Goal
Once the pictures are set aside, transcribe the remaining data exactly.

Dataset extract
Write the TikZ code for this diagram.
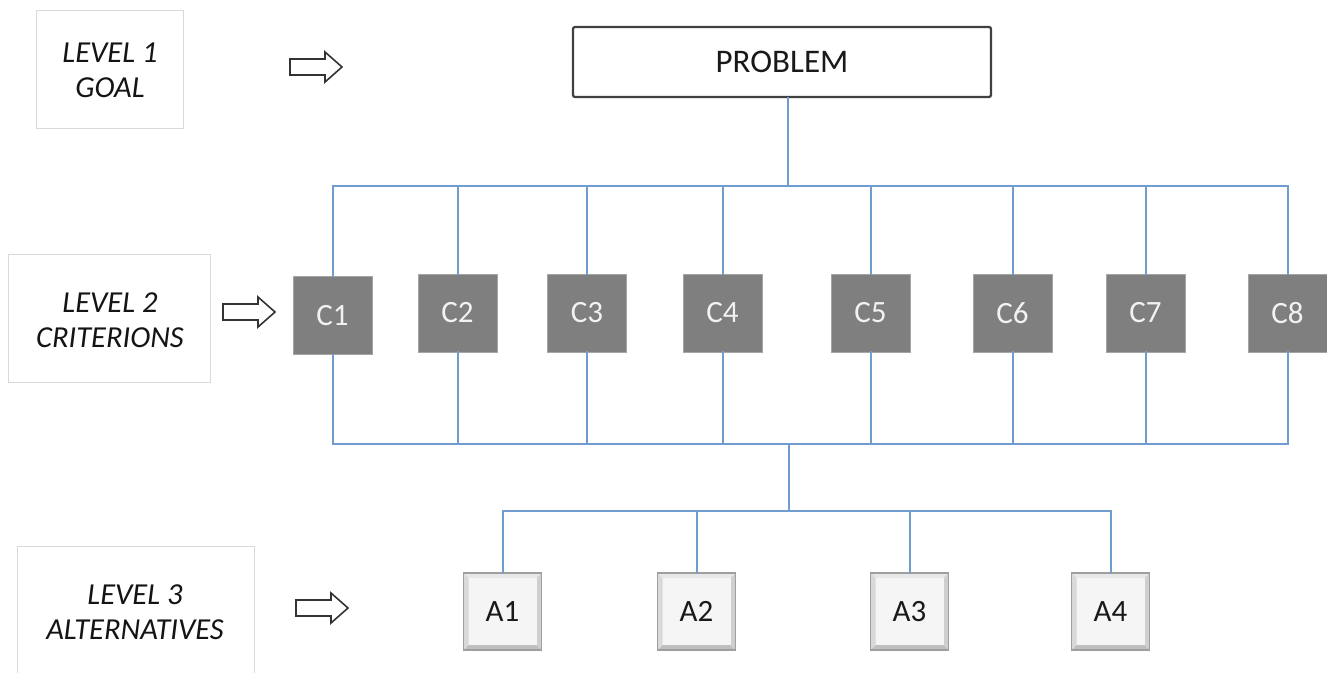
\documentclass[tikz,border=0pt]{standalone}
\usepackage{fontspec}
\setmainfont{Carlito}
\definecolor{linkblue}{RGB}{112,156,208}
\definecolor{critgray}{RGB}{127,127,127}
\definecolor{critfont}{RGB}{242,242,242}
\definecolor{probborder}{RGB}{64,64,64}
\begin{document}
\begin{tikzpicture}[x=1pt,y=-1pt,
  lvlbox/.style={draw=gray!30, line width=1pt},
  lvltext/.style={font=\fontsize{30.5}{35}\selectfont\itshape, align=center, text=black!92, inner sep=0pt},
  probbox/.style={draw=probborder, line width=2.2pt, rounded corners=2pt, fill=white,
    minimum width=418pt, minimum height=70pt, inner sep=0pt,
    font=\fontsize{33}{38}\selectfont, text=black!90},
  crit/.style={fill=critgray, draw=critgray!70!white, line width=0.6pt,
    minimum width=79pt, minimum height=78pt, inner sep=0pt,
    text=critfont, font=\fontsize{31}{36}\selectfont},
  altbox/.style={draw=gray!75, line width=1.6pt, fill=gray!10,
    minimum width=78pt, minimum height=77pt, inner sep=0pt,
    font=\fontsize{31}{36}\selectfont, text=black!90,
    path picture={
      \fill[gray!18] (path picture bounding box.north west) -- (path picture bounding box.north east)
        -- ([shift={(-5pt,-5pt)}]path picture bounding box.north east) -- ([shift={(5pt,-5pt)}]path picture bounding box.north west) -- cycle;
      \fill[gray!50] (path picture bounding box.south west) -- (path picture bounding box.south east)
        -- ([shift={(-5pt,5pt)}]path picture bounding box.south east) -- ([shift={(5pt,5pt)}]path picture bounding box.south west) -- cycle;
      \fill[gray!30] (path picture bounding box.north west) -- (path picture bounding box.south west)
        -- ([shift={(5pt,5pt)}]path picture bounding box.south west) -- ([shift={(5pt,-5pt)}]path picture bounding box.north west) -- cycle;
      \fill[gray!38] (path picture bounding box.north east) -- (path picture bounding box.south east)
        -- ([shift={(-5pt,5pt)}]path picture bounding box.south east) -- ([shift={(-5pt,-5pt)}]path picture bounding box.north east) -- cycle;
      \fill[gray!8] ([shift={(5pt,-5pt)}]path picture bounding box.north west) rectangle ([shift={(-5pt,5pt)}]path picture bounding box.south east);
    }},
  link/.style={draw=linkblue, line width=2pt, line cap=rect},
  blockarrow/.style={draw=black!80, line width=1.6pt, fill=white, line join=miter},
  blockarr/.pic={\draw[blockarrow] (0,-8) -- (35,-8) -- (35,-15) -- (52,0) -- (35,15) -- (35,8) -- (0,8) -- cycle;}
]
\useasboundingbox (0,0) rectangle (1327,673);

% level boxes
\node[lvlbox, minimum width=147pt, minimum height=118pt] (lvl1box) at (109.5,69) {};
\node[lvltext] (lvl1) at (110,70) {LEVEL 1\\GOAL};
\node[lvlbox, minimum width=202pt, minimum height=128pt] (lvl2box) at (109,318) {};
\node[lvltext] (lvl2) at (110,320) {LEVEL 2\\CRITERIONS};
\node[minimum width=236pt, minimum height=126pt, inner sep=0pt] (lvl3box) at (136,610) {};
\draw[lvlbox] (lvl3box.south west) -- (lvl3box.north west) -- (lvl3box.north east) -- (lvl3box.south east);
\node[lvltext] (lvl3) at (135,612.5) {LEVEL 3\\ALTERNATIVES};

% block arrows
\pic at (290,67) {blockarr};
\pic at (223,312) {blockarr};
\pic at (296,608) {blockarr};

% problem
\node[probbox] (P) at (782,62) {PROBLEM};

% criteria
\node[crit] (C1) at (332.5,315.5) {C1};
\node[crit] (C2) at (457.5,313) {C2};
\node[crit] (C3) at (587,313) {C3};
\node[crit] (C4) at (722.5,313) {C4};
\node[crit] (C5) at (870.5,313) {C5};
\node[crit] (C6) at (1012.5,313) {C6};
\node[crit] (C7) at (1145.5,313) {C7};
\node[crit] (C8) at (1287.5,313) {C8};

% alternatives
\node[altbox] (A1) at (502.5,611.5) {A1};
\node[altbox] (A2) at (696.5,611.5) {A2};
\node[altbox] (A3) at (909.5,611.5) {A3};
\node[altbox] (A4) at (1110.5,611.5) {A4};

% connectors
\coordinate (tb) at (788,186);
\coordinate (bb) at (789,444);
\coordinate (ab) at (789,511);
\draw[link] (P.south -| tb) -- (tb);
\draw[link] (C1.north |- tb) -- (C8.north |- tb);
\foreach \c in {C1,C2,C3,C4,C5,C6,C7,C8}{
  \draw[link] (\c.north) -- (\c.north |- tb);
  \draw[link] (\c.south) -- (\c.south |- bb);
}
\draw[link] (C1.south |- bb) -- (C8.south |- bb);
\draw[link] (bb) -- (ab);
\draw[link] (A1.north |- ab) -- (A4.north |- ab);
\foreach \a in {A1,A2,A3,A4}{
  \draw[link] (\a.north |- ab) -- (\a.north);
}
\end{tikzpicture}
\end{document}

Finished answer
Write the TikZ code for this diagram.
\documentclass[tikz,border=0pt]{standalone}
\usepackage{fontspec}
\setmainfont{Carlito}
\definecolor{linkblue}{RGB}{112,156,208}
\definecolor{critgray}{RGB}{127,127,127}
\definecolor{critfont}{RGB}{242,242,242}
\definecolor{probborder}{RGB}{64,64,64}
\begin{document}
\begin{tikzpicture}[x=1pt,y=-1pt,
  lvlbox/.style={draw=gray!30, line width=1pt},
  lvltext/.style={font=\fontsize{30.5}{35}\selectfont\itshape, align=center, text=black!92, inner sep=0pt},
  probbox/.style={draw=probborder, line width=2.2pt, rounded corners=2pt, fill=white,
    minimum width=418pt, minimum height=70pt, inner sep=0pt,
    font=\fontsize{33}{38}\selectfont, text=black!90},
  crit/.style={fill=critgray, draw=critgray!70!white, line width=0.6pt,
    minimum width=79pt, minimum height=78pt, inner sep=0pt,
    text=critfont, font=\fontsize{31}{36}\selectfont},
  altbox/.style={draw=gray!75, line width=1.6pt, fill=gray!10,
    minimum width=78pt, minimum height=77pt, inner sep=0pt,
    font=\fontsize{31}{36}\selectfont, text=black!90,
    path picture={
      \fill[gray!18] (path picture bounding box.north west) -- (path picture bounding box.north east)
        -- ([shift={(-5pt,-5pt)}]path picture bounding box.north east) -- ([shift={(5pt,-5pt)}]path picture bounding box.north west) -- cycle;
      \fill[gray!50] (path picture bounding box.south west) -- (path picture bounding box.south east)
        -- ([shift={(-5pt,5pt)}]path picture bounding box.south east) -- ([shift={(5pt,5pt)}]path picture bounding box.south west) -- cycle;
      \fill[gray!30] (path picture bounding box.north west) -- (path picture bounding box.south west)
        -- ([shift={(5pt,5pt)}]path picture bounding box.south west) -- ([shift={(5pt,-5pt)}]path picture bounding box.north west) -- cycle;
      \fill[gray!38] (path picture bounding box.north east) -- (path picture bounding box.south east)
        -- ([shift={(-5pt,5pt)}]path picture bounding box.south east) -- ([shift={(-5pt,-5pt)}]path picture bounding box.north east) -- cycle;
      \fill[gray!8] ([shift={(5pt,-5pt)}]path picture bounding box.north west) rectangle ([shift={(-5pt,5pt)}]path picture bounding box.south east);
    }},
  link/.style={draw=linkblue, line width=2pt, line cap=rect},
  blockarrow/.style={draw=black!80, line width=1.6pt, fill=white, line join=miter},
  blockarr/.pic={\draw[blockarrow] (0,-8) -- (35,-8) -- (35,-15) -- (52,0) -- (35,15) -- (35,8) -- (0,8) -- cycle;}
]
\useasboundingbox (0,0) rectangle (1327,673);

% level boxes
\node[lvlbox, minimum width=147pt, minimum height=118pt] (lvl1box) at (109.5,69) {};
\node[lvltext] (lvl1) at (110,70) {LEVEL 1\\GOAL};
\node[lvlbox, minimum width=202pt, minimum height=128pt] (lvl2box) at (109,318) {};
\node[lvltext] (lvl2) at (110,320) {LEVEL 2\\CRITERIONS};
\node[minimum width=236pt, minimum height=126pt, inner sep=0pt] (lvl3box) at (136,610) {};
\draw[lvlbox] (lvl3box.south west) -- (lvl3box.north west) -- (lvl3box.north east) -- (lvl3box.south east);
\node[lvltext] (lvl3) at (135,612.5) {LEVEL 3\\ALTERNATIVES};

% block arrows
\pic at (290,67) {blockarr};
\pic at (223,312) {blockarr};
\pic at (296,608) {blockarr};

% problem
\node[probbox] (P) at (782,62) {PROBLEM};

% criteria
\node[crit] (C1) at (332.5,315.5) {C1};
\node[crit] (C2) at (457.5,313) {C2};
\node[crit] (C3) at (587,313) {C3};
\node[crit] (C4) at (722.5,313) {C4};
\node[crit] (C5) at (870.5,313) {C5};
\node[crit] (C6) at (1012.5,313) {C6};
\node[crit] (C7) at (1145.5,313) {C7};
\node[crit] (C8) at (1287.5,313) {C8};

% alternatives
\node[altbox] (A1) at (502.5,611.5) {A1};
\node[altbox] (A2) at (696.5,611.5) {A2};
\node[altbox] (A3) at (909.5,611.5) {A3};
\node[altbox] (A4) at (1110.5,611.5) {A4};

% connectors
\coordinate (tb) at (788,186);
\coordinate (bb) at (789,444);
\coordinate (ab) at (789,511);
\draw[link] (P.south -| tb) -- (tb);
\draw[link] (C1.north |- tb) -- (C8.north |- tb);
\foreach \c in {C1,C2,C3,C4,C5,C6,C7,C8}{
  \draw[link] (\c.north) -- (\c.north |- tb);
  \draw[link] (\c.south) -- (\c.south |- bb);
}
\draw[link] (C1.south |- bb) -- (C8.south |- bb);
\draw[link] (bb) -- (ab);
\draw[link] (A1.north |- ab) -- (A4.north |- ab);
\foreach \a in {A1,A2,A3,A4}{
  \draw[link] (\a.north |- ab) -- (\a.north);
}
\end{tikzpicture}
\end{document}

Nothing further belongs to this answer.